**Information shown**:

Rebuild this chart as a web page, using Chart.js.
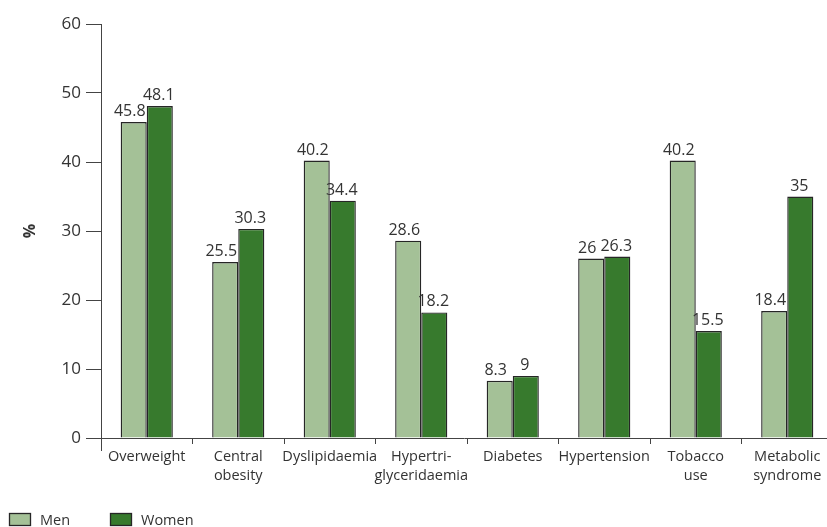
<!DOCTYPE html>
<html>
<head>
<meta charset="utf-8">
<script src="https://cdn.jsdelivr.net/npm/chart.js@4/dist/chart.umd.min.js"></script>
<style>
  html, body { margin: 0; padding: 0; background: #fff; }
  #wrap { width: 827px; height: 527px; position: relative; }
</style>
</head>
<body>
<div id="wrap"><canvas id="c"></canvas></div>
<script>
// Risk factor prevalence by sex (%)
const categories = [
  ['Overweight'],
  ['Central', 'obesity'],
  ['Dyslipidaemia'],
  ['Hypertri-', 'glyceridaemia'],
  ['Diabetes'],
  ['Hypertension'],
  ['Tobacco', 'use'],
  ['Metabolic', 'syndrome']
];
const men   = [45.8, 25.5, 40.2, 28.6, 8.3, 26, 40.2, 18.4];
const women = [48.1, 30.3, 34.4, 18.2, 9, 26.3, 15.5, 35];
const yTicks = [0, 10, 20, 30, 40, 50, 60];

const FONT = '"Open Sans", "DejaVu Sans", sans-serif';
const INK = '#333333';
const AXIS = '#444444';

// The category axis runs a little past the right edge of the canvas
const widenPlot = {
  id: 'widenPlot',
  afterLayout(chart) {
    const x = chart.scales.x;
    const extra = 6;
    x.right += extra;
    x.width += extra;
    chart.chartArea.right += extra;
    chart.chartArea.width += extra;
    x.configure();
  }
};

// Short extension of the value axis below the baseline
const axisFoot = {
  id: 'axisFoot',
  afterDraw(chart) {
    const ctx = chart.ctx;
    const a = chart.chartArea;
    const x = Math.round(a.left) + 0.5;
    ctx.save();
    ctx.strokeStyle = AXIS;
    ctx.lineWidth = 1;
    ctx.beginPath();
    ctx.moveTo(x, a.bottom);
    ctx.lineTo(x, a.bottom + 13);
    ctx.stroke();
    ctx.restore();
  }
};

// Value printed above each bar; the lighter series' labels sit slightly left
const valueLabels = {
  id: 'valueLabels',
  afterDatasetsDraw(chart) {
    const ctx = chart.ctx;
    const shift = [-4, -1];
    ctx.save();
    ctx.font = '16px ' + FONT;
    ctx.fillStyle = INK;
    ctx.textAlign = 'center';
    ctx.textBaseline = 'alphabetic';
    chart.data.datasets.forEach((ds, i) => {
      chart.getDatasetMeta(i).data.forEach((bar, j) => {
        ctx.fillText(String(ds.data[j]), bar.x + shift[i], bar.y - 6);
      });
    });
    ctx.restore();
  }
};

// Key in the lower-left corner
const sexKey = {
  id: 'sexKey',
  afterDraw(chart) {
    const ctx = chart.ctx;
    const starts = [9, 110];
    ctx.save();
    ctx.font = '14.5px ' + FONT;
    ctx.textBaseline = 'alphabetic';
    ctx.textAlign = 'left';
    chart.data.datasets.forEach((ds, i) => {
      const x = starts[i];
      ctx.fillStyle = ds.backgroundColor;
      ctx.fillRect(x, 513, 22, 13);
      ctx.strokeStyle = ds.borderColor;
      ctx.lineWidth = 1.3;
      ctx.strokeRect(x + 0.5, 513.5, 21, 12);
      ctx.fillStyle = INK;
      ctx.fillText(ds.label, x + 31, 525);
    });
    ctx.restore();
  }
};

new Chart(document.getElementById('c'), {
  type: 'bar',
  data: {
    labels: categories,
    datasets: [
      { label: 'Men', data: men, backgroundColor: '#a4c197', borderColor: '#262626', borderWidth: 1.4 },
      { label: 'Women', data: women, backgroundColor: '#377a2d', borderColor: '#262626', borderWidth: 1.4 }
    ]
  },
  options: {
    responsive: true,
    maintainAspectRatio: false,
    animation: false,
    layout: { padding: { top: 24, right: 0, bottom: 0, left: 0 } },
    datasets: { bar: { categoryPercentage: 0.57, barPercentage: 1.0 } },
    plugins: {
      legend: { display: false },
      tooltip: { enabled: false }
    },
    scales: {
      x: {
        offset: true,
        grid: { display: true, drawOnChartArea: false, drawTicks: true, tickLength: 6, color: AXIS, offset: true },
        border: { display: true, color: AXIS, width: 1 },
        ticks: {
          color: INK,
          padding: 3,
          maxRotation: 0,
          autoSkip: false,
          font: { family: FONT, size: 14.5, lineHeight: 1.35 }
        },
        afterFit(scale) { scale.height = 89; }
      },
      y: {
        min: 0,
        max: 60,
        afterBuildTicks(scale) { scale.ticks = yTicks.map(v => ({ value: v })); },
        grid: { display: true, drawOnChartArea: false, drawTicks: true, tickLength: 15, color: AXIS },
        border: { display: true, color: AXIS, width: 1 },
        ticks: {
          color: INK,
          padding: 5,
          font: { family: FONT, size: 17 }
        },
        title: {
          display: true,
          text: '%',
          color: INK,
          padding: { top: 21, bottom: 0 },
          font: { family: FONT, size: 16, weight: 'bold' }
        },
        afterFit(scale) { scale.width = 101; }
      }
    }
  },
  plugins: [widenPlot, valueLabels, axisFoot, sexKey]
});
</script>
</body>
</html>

**What you need to do**:
Leave the pictures out, and print every line of the listing exactly as written.

**Task solution**:
Rebuild this chart as a web page, using Chart.js.
<!DOCTYPE html>
<html>
<head>
<meta charset="utf-8">
<script src="https://cdn.jsdelivr.net/npm/chart.js@4/dist/chart.umd.min.js"></script>
<style>
  html, body { margin: 0; padding: 0; background: #fff; }
  #wrap { width: 827px; height: 527px; position: relative; }
</style>
</head>
<body>
<div id="wrap"><canvas id="c"></canvas></div>
<script>
// Risk factor prevalence by sex (%)
const categories = [
  ['Overweight'],
  ['Central', 'obesity'],
  ['Dyslipidaemia'],
  ['Hypertri-', 'glyceridaemia'],
  ['Diabetes'],
  ['Hypertension'],
  ['Tobacco', 'use'],
  ['Metabolic', 'syndrome']
];
const men   = [45.8, 25.5, 40.2, 28.6, 8.3, 26, 40.2, 18.4];
const women = [48.1, 30.3, 34.4, 18.2, 9, 26.3, 15.5, 35];
const yTicks = [0, 10, 20, 30, 40, 50, 60];

const FONT = '"Open Sans", "DejaVu Sans", sans-serif';
const INK = '#333333';
const AXIS = '#444444';

// The category axis runs a little past the right edge of the canvas
const widenPlot = {
  id: 'widenPlot',
  afterLayout(chart) {
    const x = chart.scales.x;
    const extra = 6;
    x.right += extra;
    x.width += extra;
    chart.chartArea.right += extra;
    chart.chartArea.width += extra;
    x.configure();
  }
};

// Short extension of the value axis below the baseline
const axisFoot = {
  id: 'axisFoot',
  afterDraw(chart) {
    const ctx = chart.ctx;
    const a = chart.chartArea;
    const x = Math.round(a.left) + 0.5;
    ctx.save();
    ctx.strokeStyle = AXIS;
    ctx.lineWidth = 1;
    ctx.beginPath();
    ctx.moveTo(x, a.bottom);
    ctx.lineTo(x, a.bottom + 13);
    ctx.stroke();
    ctx.restore();
  }
};

// Value printed above each bar; the lighter series' labels sit slightly left
const valueLabels = {
  id: 'valueLabels',
  afterDatasetsDraw(chart) {
    const ctx = chart.ctx;
    const shift = [-4, -1];
    ctx.save();
    ctx.font = '16px ' + FONT;
    ctx.fillStyle = INK;
    ctx.textAlign = 'center';
    ctx.textBaseline = 'alphabetic';
    chart.data.datasets.forEach((ds, i) => {
      chart.getDatasetMeta(i).data.forEach((bar, j) => {
        ctx.fillText(String(ds.data[j]), bar.x + shift[i], bar.y - 6);
      });
    });
    ctx.restore();
  }
};

// Key in the lower-left corner
const sexKey = {
  id: 'sexKey',
  afterDraw(chart) {
    const ctx = chart.ctx;
    const starts = [9, 110];
    ctx.save();
    ctx.font = '14.5px ' + FONT;
    ctx.textBaseline = 'alphabetic';
    ctx.textAlign = 'left';
    chart.data.datasets.forEach((ds, i) => {
      const x = starts[i];
      ctx.fillStyle = ds.backgroundColor;
      ctx.fillRect(x, 513, 22, 13);
      ctx.strokeStyle = ds.borderColor;
      ctx.lineWidth = 1.3;
      ctx.strokeRect(x + 0.5, 513.5, 21, 12);
      ctx.fillStyle = INK;
      ctx.fillText(ds.label, x + 31, 525);
    });
    ctx.restore();
  }
};

new Chart(document.getElementById('c'), {
  type: 'bar',
  data: {
    labels: categories,
    datasets: [
      { label: 'Men', data: men, backgroundColor: '#a4c197', borderColor: '#262626', borderWidth: 1.4 },
      { label: 'Women', data: women, backgroundColor: '#377a2d', borderColor: '#262626', borderWidth: 1.4 }
    ]
  },
  options: {
    responsive: true,
    maintainAspectRatio: false,
    animation: false,
    layout: { padding: { top: 24, right: 0, bottom: 0, left: 0 } },
    datasets: { bar: { categoryPercentage: 0.57, barPercentage: 1.0 } },
    plugins: {
      legend: { display: false },
      tooltip: { enabled: false }
    },
    scales: {
      x: {
        offset: true,
        grid: { display: true, drawOnChartArea: false, drawTicks: true, tickLength: 6, color: AXIS, offset: true },
        border: { display: true, color: AXIS, width: 1 },
        ticks: {
          color: INK,
          padding: 3,
          maxRotation: 0,
          autoSkip: false,
          font: { family: FONT, size: 14.5, lineHeight: 1.35 }
        },
        afterFit(scale) { scale.height = 89; }
      },
      y: {
        min: 0,
        max: 60,
        afterBuildTicks(scale) { scale.ticks = yTicks.map(v => ({ value: v })); },
        grid: { display: true, drawOnChartArea: false, drawTicks: true, tickLength: 15, color: AXIS },
        border: { display: true, color: AXIS, width: 1 },
        ticks: {
          color: INK,
          padding: 5,
          font: { family: FONT, size: 17 }
        },
        title: {
          display: true,
          text: '%',
          color: INK,
          padding: { top: 21, bottom: 0 },
          font: { family: FONT, size: 16, weight: 'bold' }
        },
        afterFit(scale) { scale.width = 101; }
      }
    }
  },
  plugins: [widenPlot, valueLabels, axisFoot, sexKey]
});
</script>
</body>
</html>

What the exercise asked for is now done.